If $p^k m^2$ is an odd perfect number with special prime $p$, then is there a constant $D$ such that $$\frac{\sigma(m^2)}{p^k} > \frac{m^2 - p^k}{D}?$$

(Note that the special prime $p$ satisfies $p \equiv k \equiv 1 \pmod 4$ and $\gcd(p,m)=1$.)

MY ATTEMPT

Since $\gcd(p^k,\sigma(p^k))=1$, we know that $$\frac{\sigma(m^2)}{p^k}=\frac{2m^2}{\sigma(p^k)}=\frac{D(m^2)}{s(p^k)},$$ where $D(x)=2x-\sigma(x)$ is the deficiency of $x$, and $s(x)=\sigma(x)-x$ is the aliquot sum of $x$.

Now, let $D > 0$ be a constant such that $$\frac{\sigma(m^2)}{p^k} > \frac{m^2 - p^k}{D}.$$ This is equivalent to $$D > \frac{p^k(m^2 - p^k)}{\sigma(m^2)} = \frac{p^k \sigma(p^k) (m^2 - p^k)}{\sigma(p^k)\sigma(m^2)} = \frac{p^k \sigma(p^k) (m^2 - p^k)}{2p^k m^2}$$ $$= \frac{\sigma(p^k)}{2} - \frac{p^k \sigma(p^k)}{2 m^2} = \frac{\sigma(p^k)}{2} - \frac{p^k \cdot p^k}{\sigma(m^2)}.$$

Using mathlove's answer to a closely related question, we have the lower bound $$\frac{\sigma(m^2)}{p^k} \geq 3^3 \times 5^3 = 3375.$$

Hence, we have $$D > \frac{\sigma(p^k)}{2} - \frac{p^k \cdot p^k}{\sigma(m^2)} \geq \frac{\sigma(p^k)}{2} - \frac{p^k}{3375} = \frac{p^{k+1} - 1}{2(p - 1)} - \frac{p^k}{3375} = \frac{3373p^{k+1} + 2p^k - 3375}{6750(p - 1)}.$$ Let $$f(k) = \frac{3373p^{k+1} + 2p^k - 3375}{6750(p - 1)}.$$ Then the first derivative $$\frac{\partial f}{\partial k} = \frac{(3373p + 2)p^k \log(p)}{6750(p - 1)}$$ is positive for $p \geq 5$. This implies that $f$ is an increasing function of $k$.

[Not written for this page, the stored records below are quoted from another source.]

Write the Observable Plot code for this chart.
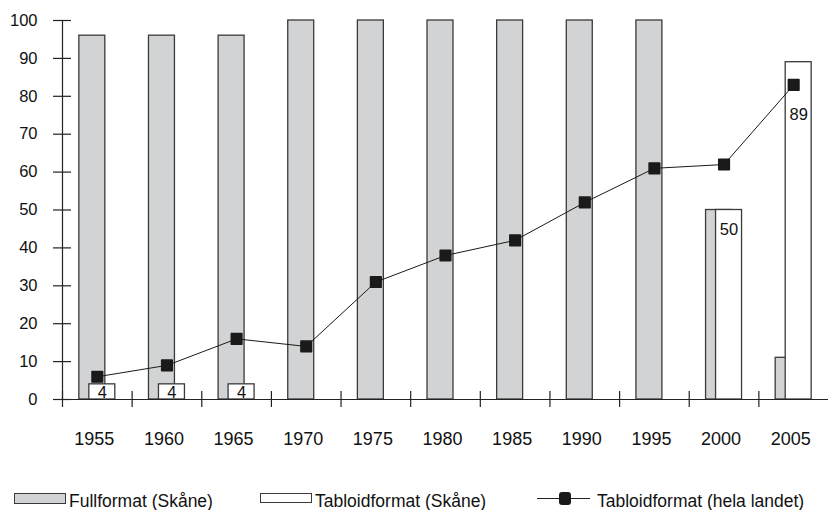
<!DOCTYPE html>
<html>
<head>
<meta charset="utf-8">
<script src="https://cdn.jsdelivr.net/npm/d3@7"></script>
<script src="https://cdn.jsdelivr.net/npm/@observablehq/plot@0.6"></script>
<style>
  html, body { margin: 0; padding: 0; background: #fff; }
  #wrap { position: relative; width: 828px; height: 510px; font-family: "Liberation Sans", Arial, Helvetica, sans-serif; color: #111; }
  #chart { position: absolute; left: 0; top: 0; }
  .sw { position: absolute; box-sizing: border-box; border: 1.3px solid #3a3a3a; }
  .lt { position: absolute; font-size: 17.5px; line-height: 17px; white-space: nowrap; }
</style>
</head>
<body>
<div id="wrap">
  <div id="chart"></div>
  <div class="sw" style="left:14px; top:493px; width:52px; height:11px; background:#d2d3d5;"></div>
  <div class="lt" style="left:69px; top:493px;">Fullformat (Skåne)</div>
  <div class="sw" style="left:260px; top:493px; width:52px; height:10px; background:#fff;"></div>
  <div class="lt" style="left:315px; top:493px;">Tabloidformat (Skåne)</div>
  <div class="sw" style="left:537px; top:498px; width:53px; height:0; border:none; border-top:1.3px solid #222;"></div>
  <div class="sw" style="left:559px; top:492px; width:12px; height:13px; border:none; background:#1a1a1a; border-radius:3px;"></div>
  <div class="lt" style="left:597px; top:493px;">Tabloidformat (hela landet)</div>
</div>
<script>
const years = ["1955", "1960", "1965", "1970", "1975", "1980", "1985", "1990", "1995", "2000", "2005"];
const fullformatSkane = [96, 96, 96, 100, 100, 100, 100, 100, 100, 50, 11];
const tabloidSkane = [4, 4, 4, 0, 0, 0, 0, 0, 0, 50, 89];
const tabloidNational = [6, 9, 16, 14, 31, 38, 42, 52, 61, 62, 83];
const yTicks = [0, 10, 20, 30, 40, 50, 60, 70, 80, 90, 100];

const rows = years.map((year, i) => ({
  year,
  full: fullformatSkane[i],
  tabloid: tabloidSkane[i],
  national: tabloidNational[i]
}));

const W = 828, H = 470, ML = 62, MR = 0, MT = 20, MB = 71;
const step = (W - ML - MR) / years.length;
const font = "'Liberation Sans', Arial, Helvetica, sans-serif";
const stroke = "#3a3a3a";

const labelMarks = (pred, dy) => Plot.text(rows.filter(d => d.tabloid > 0 && pred(d)), {
  x: "year", y: "tabloid", text: d => String(d.tabloid), dx: 5, dy, fontSize: 16.5, fill: "#111"
});

const chart = Plot.plot({
  width: W, height: H,
  marginLeft: ML, marginRight: MR, marginTop: MT, marginBottom: MB,
  style: { fontFamily: font, fontSize: "16px", color: "#111", background: "#fff" },
  x: { domain: years, paddingInner: 0.627, paddingOuter: 0.3135, round: false, axis: null },
  y: { domain: [0, 100], axis: null },
  marks: [
    Plot.barY(rows, { x: "year", y: "full", fill: "#d2d3d5", stroke, strokeWidth: 1.3, dx: -5 }),
    Plot.barY(rows.filter(d => d.tabloid > 0), { x: "year", y: "tabloid", fill: "#fff", stroke, strokeWidth: 1.3, dx: 5 }),
    labelMarks(d => d.tabloid < 10, 8),
    labelMarks(d => d.tabloid >= 10 && d.tabloid < 60, 20),
    labelMarks(d => d.tabloid >= 60, 53),
    Plot.line(rows, { x: "year", y: "national", stroke: "#1a1a1a", strokeWidth: 1 }),
    Plot.dot(rows, { x: "year", y: "national", symbol: "square", r: 6, fill: "#1a1a1a", stroke: "#1a1a1a", strokeWidth: 1.5, strokeLinejoin: "round" }),
    Plot.ruleY([0], { stroke: "#222", strokeWidth: 1.2 }),
    Plot.ruleX([years[0]], { x: d => d, dx: -step / 2, y1: 0, y2: 100, stroke: "#222", strokeWidth: 1.2 }),
    Plot.ruleX(years, { x: d => d, dx: -step / 2, y1: -2.1, y2: 2.1, stroke: "#222", strokeWidth: 1.2 }),
    Plot.axisY({ ticks: yTicks, tickSize: 18, dx: 9, tickFormat: () => "", label: null, stroke: "#222", strokeWidth: 1.2 }),
    Plot.axisY({ ticks: yTicks, tickSize: 0, tickPadding: 25, fontSize: 16.5, label: null }),
    Plot.axisX({ tickSize: 0, tickPadding: 33, fontSize: 18, dx: -3, label: null })
  ]
});
document.getElementById("chart").appendChild(chart);
</script>
</body>
</html>
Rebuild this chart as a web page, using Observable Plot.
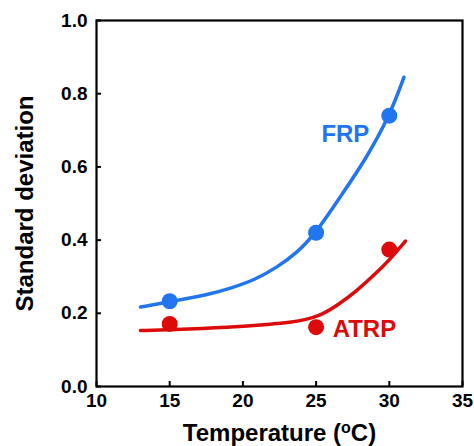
<!DOCTYPE html>
<html>
<head>
<meta charset="utf-8">
<script src="https://cdn.jsdelivr.net/npm/d3@7"></script>
<script src="https://cdn.jsdelivr.net/npm/@observablehq/plot@0.6"></script>
<style>
  html, body { margin: 0; padding: 0; background: white; }
  #chart { width: 474px; height: 446px; }
</style>
</head>
<body>
<div id="chart"></div>
<script>
// Ticks
const xTicks = [10, 15, 20, 25, 30, 35];
const yTicks = [0, 0.2, 0.4, 0.6, 0.8, 1.0];

// Measured points
const frpT = [15, 25, 30];
const frpSD = [0.233, 0.42, 0.74];
const atrpT = [15, 25, 30];
const atrpSD = [0.171, 0.162, 0.374];

// Fitted curves
const frpCurveT  = [13, 15, 17.45, 19.15, 20.86, 22.34, 23.7, 25.0, 26.78, 28.33, 30.03, 31.0];
const frpCurveSD = [0.217, 0.232, 0.249, 0.268, 0.292, 0.326, 0.365, 0.42, 0.526, 0.617, 0.74, 0.845];
const atrpCurveT  = [13, 15, 19.15, 21.9, 23.25, 24.2, 25.3, 26.44, 27.8, 29.17, 30.08, 31.1];
const atrpCurveSD = [0.153, 0.155, 0.162, 0.17, 0.175, 0.182, 0.194, 0.221, 0.262, 0.312, 0.349, 0.397];

// Series labels
const seriesNames = ["FRP", "ATRP"];
const labelT = [27.0, 28.3];
const labelSD = [0.689, 0.155];

const blue = "#2176F0";
const red = "#DC0A0A";
const colors = [blue, red];

const frpCurve = frpCurveT.map((t, i) => ({t, sd: frpCurveSD[i]}));
const atrpCurve = atrpCurveT.map((t, i) => ({t, sd: atrpCurveSD[i]}));
const frpPts = frpT.map((t, i) => ({t, sd: frpSD[i]}));
const atrpPts = atrpT.map((t, i) => ({t, sd: atrpSD[i]}));
const labels = seriesNames.map((name, i) => ({name, t: labelT[i], sd: labelSD[i], color: colors[i]}));

const font = "'Liberation Sans', Arial, Helvetica, sans-serif";

const chart = Plot.plot({
  width: 474,
  height: 446,
  marginLeft: 96,
  marginRight: 12,
  marginTop: 20,
  marginBottom: 60,
  style: {fontFamily: font, fontSize: "19px", fontWeight: "bold", color: "black", background: "white", overflow: "visible"},
  x: {domain: [10, 35]},
  y: {domain: [0, 1]},
  marks: [
    Plot.axisX({ticks: xTicks, tickFormat: d => String(d), tickSize: -5, tickPadding: 12, strokeWidth: 2, label: null}),
    Plot.axisY({ticks: yTicks, tickFormat: d => d.toFixed(1), tickSize: -5, tickPadding: 14, strokeWidth: 2, label: null}),
    Plot.frame({stroke: "black", strokeWidth: 2.2}),
    Plot.line(frpCurve, {x: "t", y: "sd", stroke: blue, strokeWidth: 3.5, curve: "basis"}),
    Plot.line(atrpCurve, {x: "t", y: "sd", stroke: red, strokeWidth: 3.5, curve: "basis"}),
    Plot.dot(frpPts, {x: "t", y: "sd", r: 8, fill: blue}),
    Plot.dot(atrpPts, {x: "t", y: "sd", r: 8, fill: red}),
    Plot.text(labels, {x: "t", y: "sd", text: "name", fill: "color", fontSize: 24, fontWeight: "bold"}),
    Plot.text(["Standard deviation"], {frameAnchor: "left", textAnchor: "middle", lineAnchor: "middle", rotate: -90, dx: -71, fontSize: 24, fontWeight: "bold", fill: "black"}),
    Plot.text(["Temperature (oC)"], {frameAnchor: "bottom", textAnchor: "middle", lineAnchor: "middle", dy: 47, fontSize: 24, fontWeight: "bold", fill: "black"})
  ]
});

document.getElementById("chart").appendChild(chart);

// Superscript "o" in the x-axis label
d3.select(chart).selectAll("text").each(function() {
  const t = d3.select(this);
  if (t.text() === "Temperature (oC)") {
    t.text(null);
    t.append("tspan").text("Temperature (");
    t.append("tspan").text("o").attr("font-size", 16).attr("dy", -8);
    t.append("tspan").text("C)").attr("dy", 8);
  }
});
</script>
</body>
</html>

Therefore, since $k \geq 1$, we obtain $$D > \frac{\sigma(p^k)}{2} - \frac{p^k \cdot p^k}{\sigma(m^2)} \geq f(k) \geq f(1) = \frac{3373p}{6750} + \frac{1}{2}.$$

But we know that $p$ is at least $5$, since $p$ is the special prime satisfying $p \equiv 1 \pmod 4$. Therefore, we have $$D > \frac{\sigma(p^k)}{2} - \frac{p^k \cdot p^k}{\sigma(m^2)} \geq f(k) \geq f(1) = \frac{3373p}{6750} + \frac{1}{2} \geq \frac{2024}{675} = 2.9985\overline{185}.$$

Here are my final questions:

Does this mean that we can take $D=3$ in the inequality $$\frac{\sigma(m^2)}{p^k} > \frac{m^2 - p^k}{D}?$$ If $D=3$ does not work, then what value of $D$ works?

Answer 1

Using your idea, one has$$\frac{\sigma(m^2)}{p^k} > \frac{m^2 - p^k}{D}\implies p^k\lt \frac{6750D}{3373}$$So, I think that for any given $D\gt 0$, $\dfrac{\sigma(m^2)}{p^k} > \dfrac{m^2 - p^k}{D}$ does not hold in general.

Answer 2

This is a partial answer.

If $D=3$, then $p=5$ and $k=1$ both hold.

Suppose that $D=3$.

$$\frac{\sigma(m^2)}{p^k} > \frac{m^2 - p^k}{3}$$ $$2 > I(m^2)=\frac{\sigma(m^2)}{m^2} > \frac{p^k \bigg(1 - \dfrac{p^k}{m^2}\bigg)}{3}$$ $$\implies 6 > p^k \bigg(1 - \frac{p^k}{m^2}\bigg) \geq p^k \bigg(1 - \frac{2}{3375}\bigg) = \frac{3373p^k}{3375}$$ since $$\frac{\sigma(m^2)}{p^k} \geq 3375 \implies \frac{p^k}{m^2} \leq \frac{2}{3375}.$$

But the inequality $$\frac{3373p^k}{3375} < 6$$ only holds when $p = 5$ and $k = 1$. QED

Hence, we may not take $D=3$, as it will not make the inequality hold in general.